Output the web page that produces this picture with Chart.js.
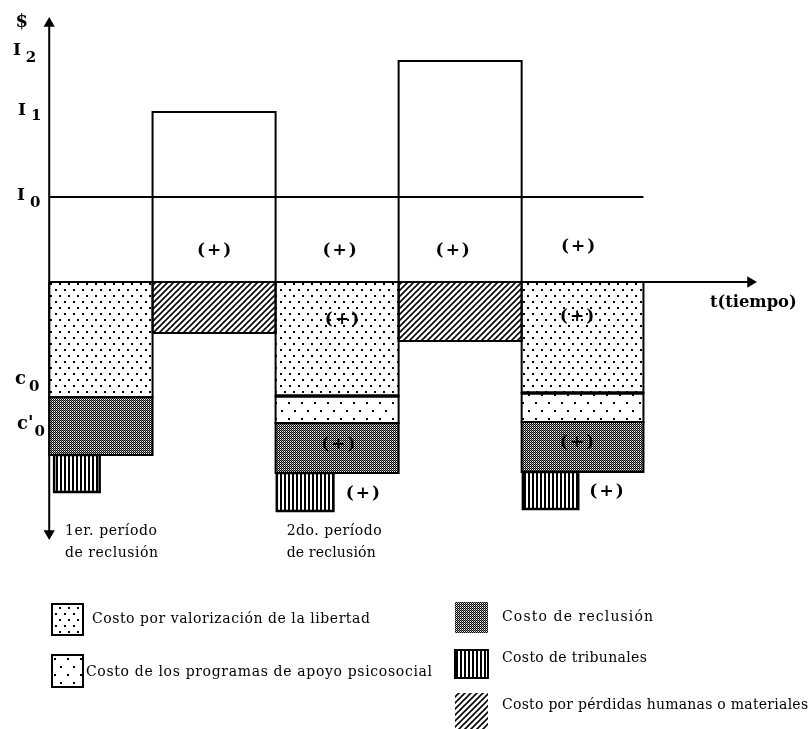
<!DOCTYPE html>
<html>
<head>
<meta charset="utf-8">
<script src="https://cdn.jsdelivr.net/npm/chart.js@4.4.0/dist/chart.umd.min.js"></script>
<style>
html,body{margin:0;padding:0;background:#fff}
#caja{width:812px;height:729px;position:relative}
</style>
</head>
<body>
<div id="caja"><canvas id="grafico"></canvas></div>
<script>

// limites de los tramos sobre el eje t(tiempo)
const limitesT=[0,8.4,18.4,28.4,38.4,48.3]

// ingresos ($) por tramo, sobre el eje
const ingresos=[0,17.0,0,22.1,0]
const nivelI0=8.5

// costos por tramo, se apilan hacia abajo desde el eje
const costoLibertad=[11.5,0,11.4,0,11.1]
const costoPsicosocial=[0,0,2.7,0,2.9]
const costoReclusion=[5.8,0,5.0,0,5.0]
const costoTribunales=[3.7,0,3.8,0,3.7]
const costoPerdidas=[0,5.1,0,5.9,0]

// el costo de tribunales solo ocupa parte del tramo
const tribunalesDesde=[0.4,0,18.5,0,38.5]
const tribunalesHasta=[4.1,0,23.1,0,43.0]

const leyenda=[
{texto:'Costo por valorización de la libertad',patron:'libertad'},
{texto:'Costo de los programas de apoyo psicosocial',patron:'psicosocial'},
{texto:'Costo de reclusión',patron:'reclusion'},
{texto:'Costo de tribunales',patron:'tribunales'},
{texto:'Costo por pérdidas humanas o materiales',patron:'perdidas'}
]

// textos sobre el grafico (posiciones en unidades de los ejes)
const etiquetasEje=[
{texto:'$',t:-2.75,v:26.0,tam:18},
{texto:'I',sub:'2',t:-2.95,v:23.1,tam:17,dx:5,dy:7},
{texto:'I',sub:'1',t:-2.54,v:17.1,tam:17,dx:5,dy:5},
{texto:'I',sub:'0',t:-2.62,v:8.6,tam:17,dx:5,dy:7},
{texto:'c',sub:'0',t:-2.78,v:-9.7,tam:18,dx:3,dy:8},
{texto:"c'",sub:'0',t:-2.62,v:-14.2,tam:18,dx:1,dy:8}
]
const signos=[
{t:13.4,v:3.1},{t:23.6,v:3.1},{t:32.8,v:3.1},{t:43.0,v:3.5},
{t:23.8,v:-3.8},{t:23.5,v:-16.3},{t:25.5,v:-21.2},
{t:42.9,v:-3.5},{t:42.9,v:-16.1},{t:45.3,v:-21.0}
]
const etiquetasPeriodo=[
{texto:'1er. período',t:1.28,v:-24.9,ancho:92},
{texto:'de reclusión',t:1.28,v:-27.1,ancho:93},
{texto:'2do. período',t:19.3,v:-24.9,ancho:95},
{texto:'de reclusión',t:19.3,v:-27.1,ancho:89}
]

const serif='"DejaVu Serif","Liberation Serif",serif'

let canvas=document.getElementById('grafico')
let ctxPrincipal=canvas.getContext('2d')

function crearPatron(tipo){

let c=document.createElement('canvas')
let g=c.getContext('2d')

if(tipo==='libertad'){
c.width=9;c.height=12
g.fillStyle='#fff';g.fillRect(0,0,9,12)
g.fillStyle='#000'
g.fillRect(1,1,2,2);g.fillRect(5,7,2,2)
}else if(tipo==='psicosocial'){
c.width=13;c.height=16
g.fillStyle='#fff';g.fillRect(0,0,13,16)
g.fillStyle='#000'
g.fillRect(2,2,2,2);g.fillRect(8,10,2,2)
}else if(tipo==='reclusion'){
c.width=2;c.height=2
g.fillStyle='#fff';g.fillRect(0,0,2,2)
g.fillStyle='#000';g.fillRect(0,0,1,1);g.fillRect(1,1,1,1)
g.fillStyle='#888';g.fillRect(1,0,1,1)
}else if(tipo==='tribunales'){
c.width=4;c.height=1
g.fillStyle='#fff';g.fillRect(0,0,4,1)
g.fillStyle='#000';g.fillRect(0,0,2,1)
}else{
c.width=6;c.height=6
g.fillStyle='#fff';g.fillRect(0,0,6,6)
g.strokeStyle='#000';g.lineWidth=1.6
g.beginPath()
g.moveTo(-1,7);g.lineTo(7,-1)
g.moveTo(-4,4);g.lineTo(4,-4)
g.moveTo(2,10);g.lineTo(10,2)
g.stroke()
}

return ctxPrincipal.createPattern(c,'repeat')

}

let patrones={}
;['libertad','psicosocial','reclusion','tribunales','perdidas'].forEach(p=>{
patrones[p]=crearPatron(p)
})

let conjuntos=[]

function contorno(puntos,ancho){
conjuntos.push({
data:puntos,
fill:false,
borderColor:'#000',
borderWidth:ancho,
pointRadius:0,
borderJoinStyle:'miter',
order:2
})
}

function rectangulo(x0,x1,arriba,abajo,patron,ancho){
if(patron){
conjuntos.push({
data:[{x:x0,y:arriba},{x:x1,y:arriba}],
fill:{value:abajo},
backgroundColor:patron,
borderColor:'transparent',
showLine:false,
pointRadius:0,
order:3
})
}
contorno([
{x:x0,y:arriba},{x:x1,y:arriba},{x:x1,y:abajo},{x:x0,y:abajo},{x:x0,y:arriba},{x:x1,y:arriba}
],ancho)
}

for(let i=0;i<limitesT.length-1;i++){

let x0=limitesT[i]
let x1=limitesT[i+1]

if(ingresos[i]>0){
rectangulo(x0,x1,ingresos[i],0,null,2)
}

if(costoPerdidas[i]>0){
rectangulo(x0,x1,0,-costoPerdidas[i],patrones.perdidas,2)
}

let nivel=0

if(costoLibertad[i]>0){
rectangulo(x0,x1,nivel,nivel-costoLibertad[i],patrones.libertad,2)
nivel-=costoLibertad[i]
}

if(costoPsicosocial[i]>0){
rectangulo(x0,x1,nivel,nivel-costoPsicosocial[i],patrones.psicosocial,2)
contorno([{x:x0,y:nivel},{x:x1,y:nivel}],3.5)
nivel-=costoPsicosocial[i]
}

if(costoReclusion[i]>0){
rectangulo(x0,x1,nivel,nivel-costoReclusion[i],patrones.reclusion,2)
nivel-=costoReclusion[i]
}

if(costoTribunales[i]>0){
rectangulo(tribunalesDesde[i],tribunalesHasta[i],nivel,nivel-costoTribunales[i],patrones.tribunales,2.5)
}

}

// linea I0
contorno([{x:0,y:nivelI0},{x:limitesT[limitesT.length-1],y:nivelI0}],2)

// ejes con flechas
conjuntos.push({
data:[{x:0,y:-25.15},{x:0,y:25.85}],
borderColor:'#000',
borderWidth:2,
fill:false,
pointStyle:'triangle',
pointRadius:6.5,
pointRotation:[180,0],
pointBackgroundColor:'#000',
pointBorderColor:'#000',
pointBorderWidth:0,
order:1
})
conjuntos.push({
data:[{x:0,y:0},{x:57.0,y:0}],
borderColor:'#000',
borderWidth:2,
fill:false,
pointStyle:'triangle',
pointRadius:[0,6.5],
pointRotation:90,
pointBackgroundColor:'#000',
pointBorderColor:'#000',
pointBorderWidth:0,
order:1
})

function ajustar(ctx,texto,peso,ancho){
ctx.font=`${peso} 20px ${serif}`
let w=ctx.measureText(texto).width
ctx.font=`${peso} ${(20*ancho/w).toFixed(2)}px ${serif}`
}

// tamaño fijo, el ancho se ajusta con el espaciado entre letras
function espaciar(ctx,texto,font,ancho){
ctx.font=font
try{ctx.letterSpacing='0px'}catch(err){}
let w=ctx.measureText(texto).width
let extra=(ancho-w)/Math.max(1,texto.length-1)
try{ctx.letterSpacing=extra.toFixed(2)+'px'}catch(err){}
}

const textos={
id:'textos',
afterDatasetsDraw(chart){

let{ctx,scales:{x,y}}=chart

ctx.save()
ctx.fillStyle='#000'
ctx.textBaseline='middle'
ctx.textAlign='left'

etiquetasEje.forEach(e=>{
let px=x.getPixelForValue(e.t)
let py=y.getPixelForValue(e.v)
ctx.font=`bold ${e.tam}px ${serif}`
ctx.fillText(e.texto,px,py)
if(e.sub){
let w=ctx.measureText(e.texto).width
ctx.font=`bold 15px ${serif}`
ctx.fillText(e.sub,px+w+e.dx,py+e.dy)
}
})

ctx.textAlign='center'
ctx.font=`bold 17px ${serif}`
try{ctx.letterSpacing='2px'}catch(err){}
signos.forEach(s=>{
ctx.fillText('(+)',x.getPixelForValue(s.t)+1,y.getPixelForValue(s.v))
})
try{ctx.letterSpacing='0px'}catch(err){}

ctx.textAlign='left'
ajustar(ctx,'t(tiempo)','bold',87)
ctx.fillText('t(tiempo)',x.getPixelForValue(53.7),y.getPixelForValue(-2.1))

etiquetasPeriodo.forEach(e=>{
espaciar(ctx,e.texto,`normal 14px ${serif}`,e.ancho)
ctx.fillText(e.texto,x.getPixelForValue(e.t),y.getPixelForValue(e.v))
})

// leyenda
const cajas=[
{x:52,y:604,w:31,h:31,tx:92,ty:619,ancho:278,borde:true},
{x:52,y:655,w:31,h:32,tx:86,ty:672,ancho:346,borde:true},
{x:455,y:602,w:33,h:31,tx:502,ty:617,ancho:151,borde:false},
{x:455,y:650,w:33,h:28,tx:502,ty:658,ancho:145,borde:true},
{x:455,y:693,w:33,h:36,tx:502,ty:705,ancho:306,borde:false}
]

leyenda.forEach((l,i)=>{
let c=cajas[i]
try{ctx.letterSpacing='0px'}catch(err){}
ctx.fillStyle=patrones[l.patron]
ctx.fillRect(c.x,c.y,c.w,c.h)
if(c.borde){
ctx.strokeStyle='#000'
ctx.lineWidth=2
ctx.strokeRect(c.x,c.y,c.w,c.h)
}
ctx.fillStyle='#000'
espaciar(ctx,l.texto,`normal 14px ${serif}`,c.ancho)
ctx.fillText(l.texto,c.tx,c.ty)
})

ctx.restore()

}
}

new Chart(canvas,{
type:'line',
data:{datasets:conjuntos},
options:{
responsive:true,
maintainAspectRatio:false,
animation:false,
events:[],
layout:{padding:0,autoPadding:false},
elements:{line:{tension:0}},
plugins:{
legend:{display:false},
tooltip:{enabled:false},
title:{display:false}
},
scales:{
x:{type:'linear',min:-4,max:62,display:false},
y:{type:'linear',min:-44.7,max:28.2,display:false}
}
},
plugins:[textos]
})

</script>
</body>
</html>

— Problem requirements —
Repeat, word for word and with no pictures, only the lines running from the beginning of the data to the line that contains "const nivelI0=8.5".

— Output of the exercise —
Output the web page that produces this picture with Chart.js.
<!DOCTYPE html>
<html>
<head>
<meta charset="utf-8">
<script src="https://cdn.jsdelivr.net/npm/chart.js@4.4.0/dist/chart.umd.min.js"></script>
<style>
html,body{margin:0;padding:0;background:#fff}
#caja{width:812px;height:729px;position:relative}
</style>
</head>
<body>
<div id="caja"><canvas id="grafico"></canvas></div>
<script>

// limites de los tramos sobre el eje t(tiempo)
const limitesT=[0,8.4,18.4,28.4,38.4,48.3]

// ingresos ($) por tramo, sobre el eje
const ingresos=[0,17.0,0,22.1,0]
const nivelI0=8.5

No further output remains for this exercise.